Wednesday, January 14, 2009

Bush the quiche-eater

George W. Bush gave the last press conference of his presidency a few days ago. As expected, he was evasive of accountability and dismissive of criticism. No surprises there.

It's almost difficult for me to be outraged at this point, I'm just so happy that he's almost gone. But one last thing needs to be said. Conservatives have always said that one key element of their ideology is the emphasis on responsibility. Individuals are responsible for their own lives; governments should not try to impose extra burdens on them, but nor should individuals expect to be supported by the government. I'm sympathetic in some small doses to this argument, and I've seen more than a few liberals who seem to want to blame forces beyond their control for their own problems. I've been tempted to do that myself, and fallen victim to it. It's not a healthy approach to life. I try to avoid doing that.

What strikes me about Bush is how thoroughly he avoids accepting responsibility for his mistakes. This, of course, is not news. But I haven't seen much discussion of it in the context of conservative's firm belief that individuals need to take responsibility for their lives. In this respect, I suppose, George W. Bush was not a real conservative. Then again, there are many conservatives who are currently unwilling to accept responsibility for George Bush's catastrophic administration.

So maybe we should regard this whole idea that conservatives believe in "responsibility" as a myth.

Culturally, Bush is also a failure for refusing to take responsibility. Bush is from Texas, the land of "Real Men," tough guys who stand up tall for what they believe in.

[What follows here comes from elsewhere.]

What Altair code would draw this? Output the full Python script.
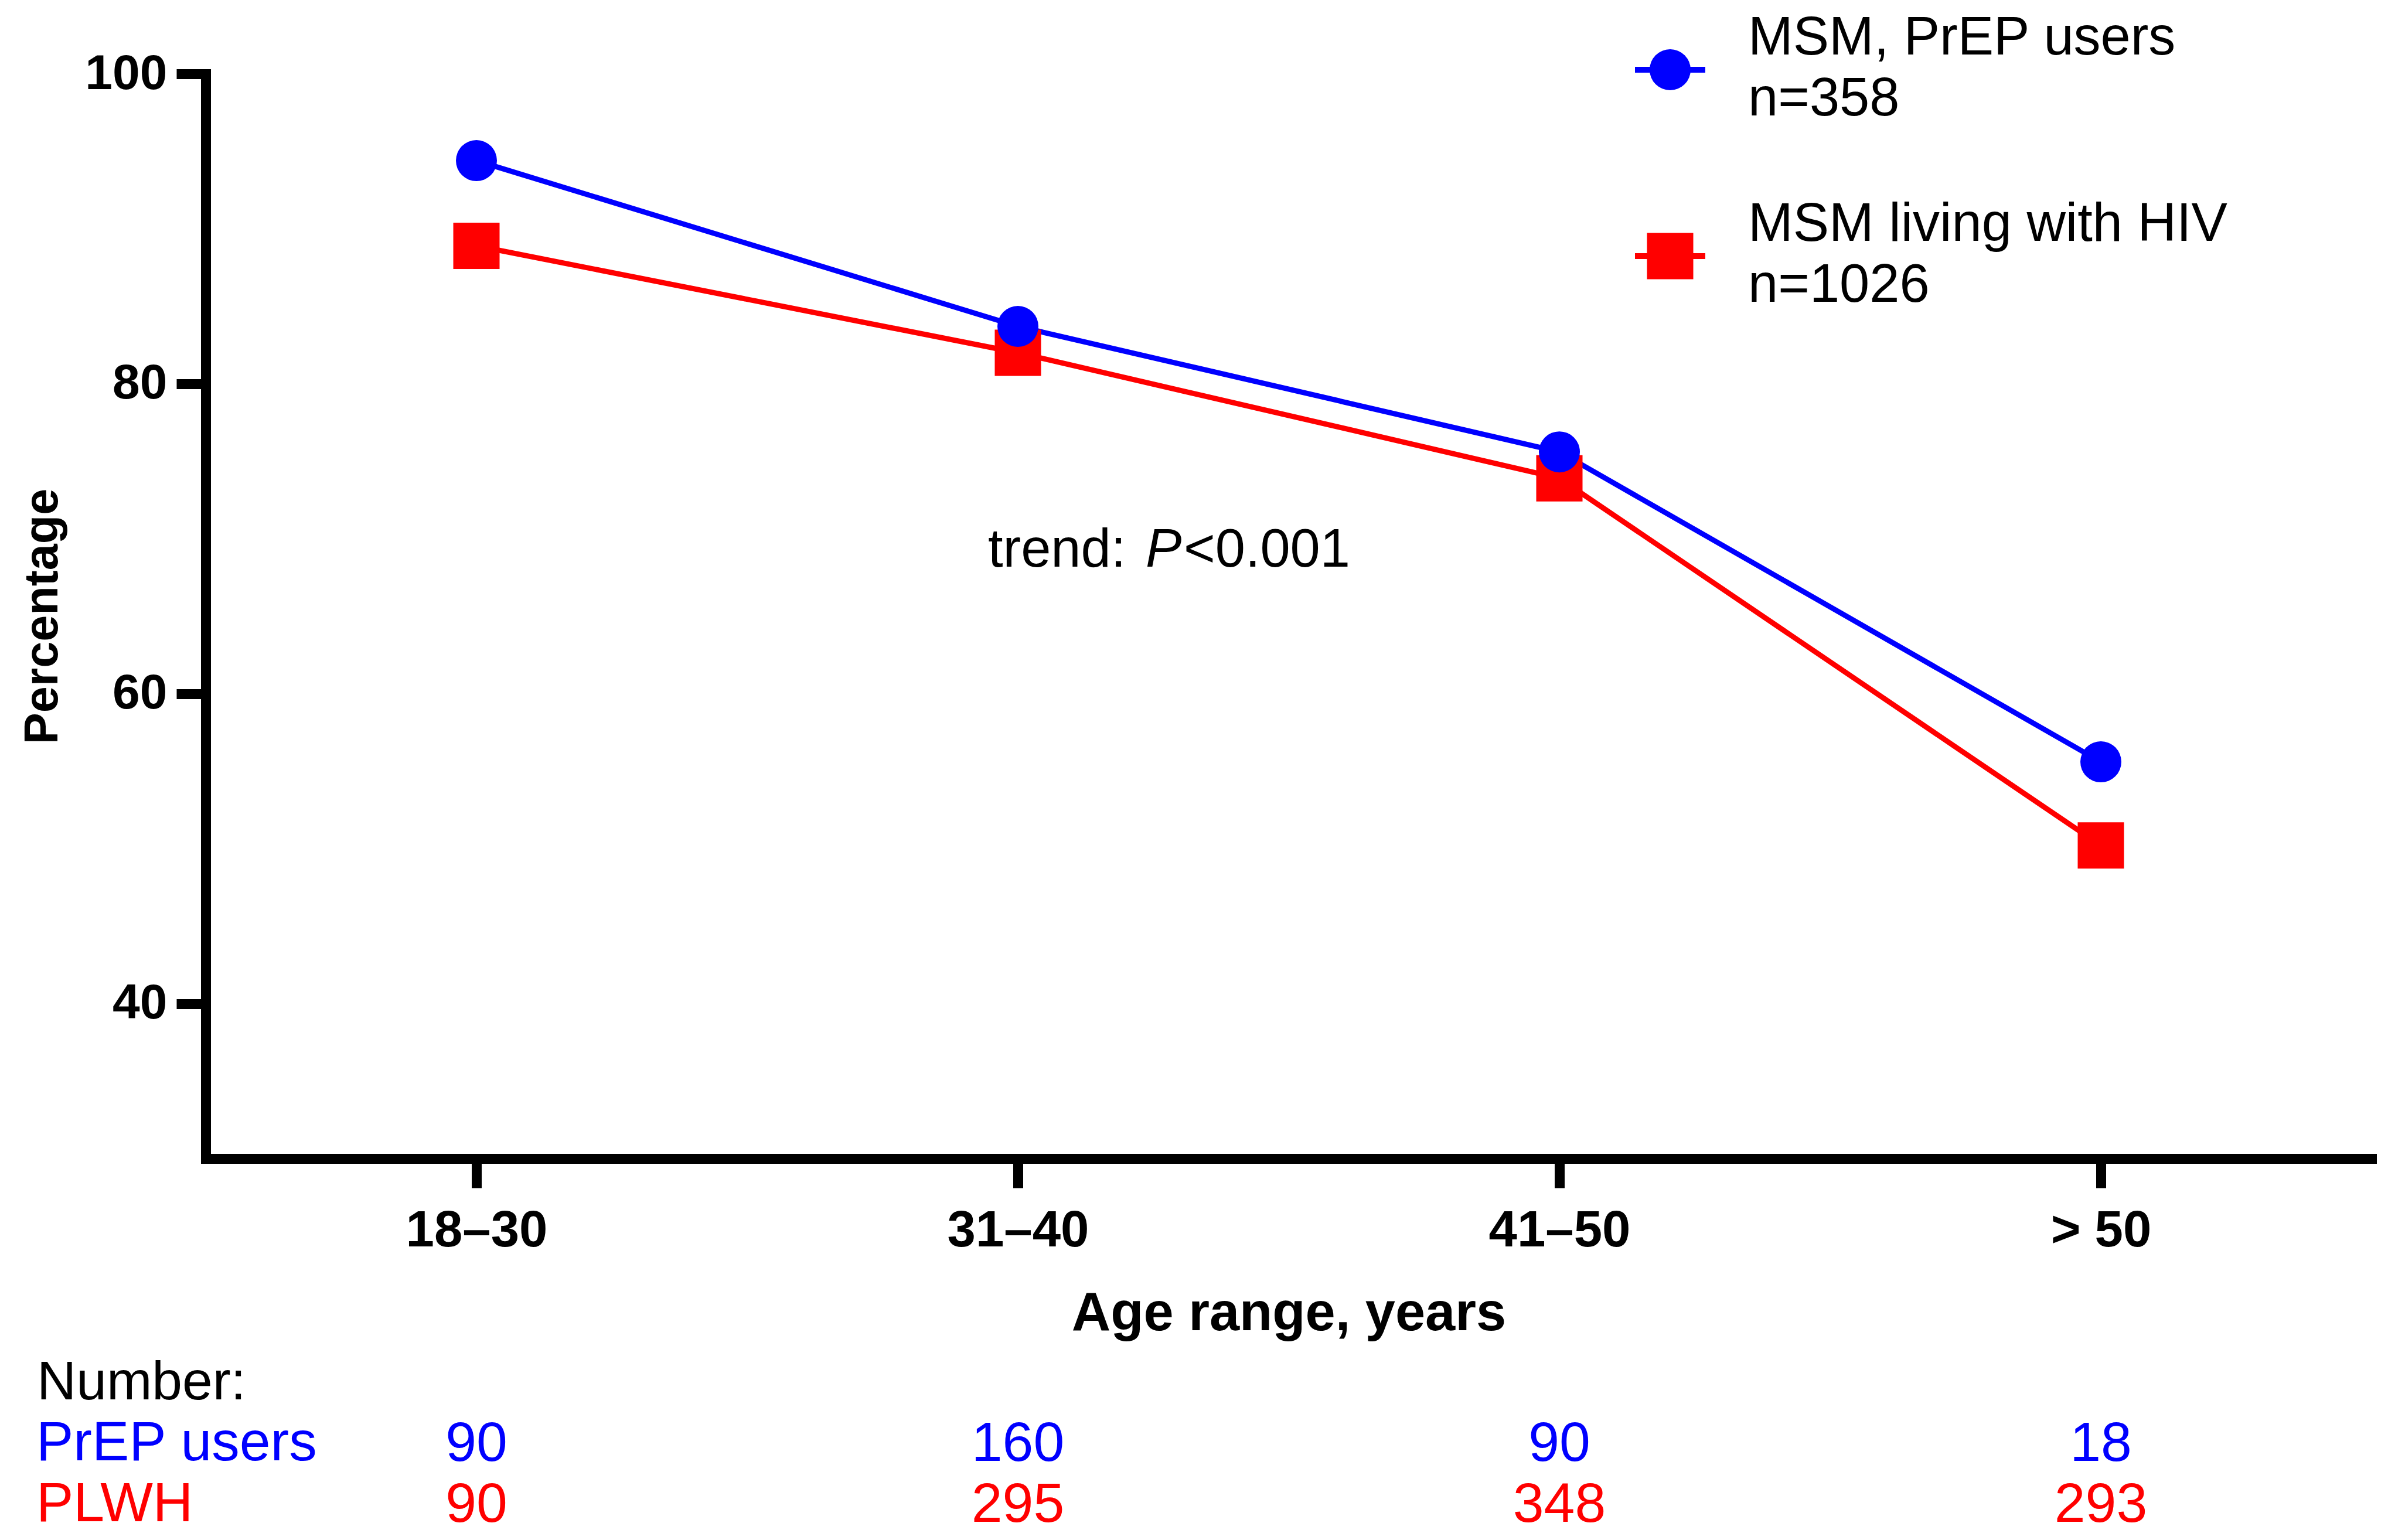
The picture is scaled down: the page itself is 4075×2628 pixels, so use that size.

But the ethos of the "Real Man," who was defined in the classic Real Men Don't Eat Quiche, had the same belief in the importance of taking responsibility. Real Men may not each quiche, but part of being tough is being able to deal with your own mistakes. Real men don't whine or blame others when they are obviously to blame. Real men take responsibility, and then they deal with the consequences. If they have to fix something because they screwed up, that's what they do. And then they learn from that mistake, and they make sure that they don't do it again. And then other real men respect them for being able to admit that they're wrong.

This is George W. Bush's great failure. Real men admit it when they fail. Quiche eaters argue and whine and try to come up with complicated theoretical reasons why they are the victims of society, or a tragic upbringing, or why they're oppressed and can't be held responsible for their own failures.

George Bush is a quiche eater. George Bush is not a real man.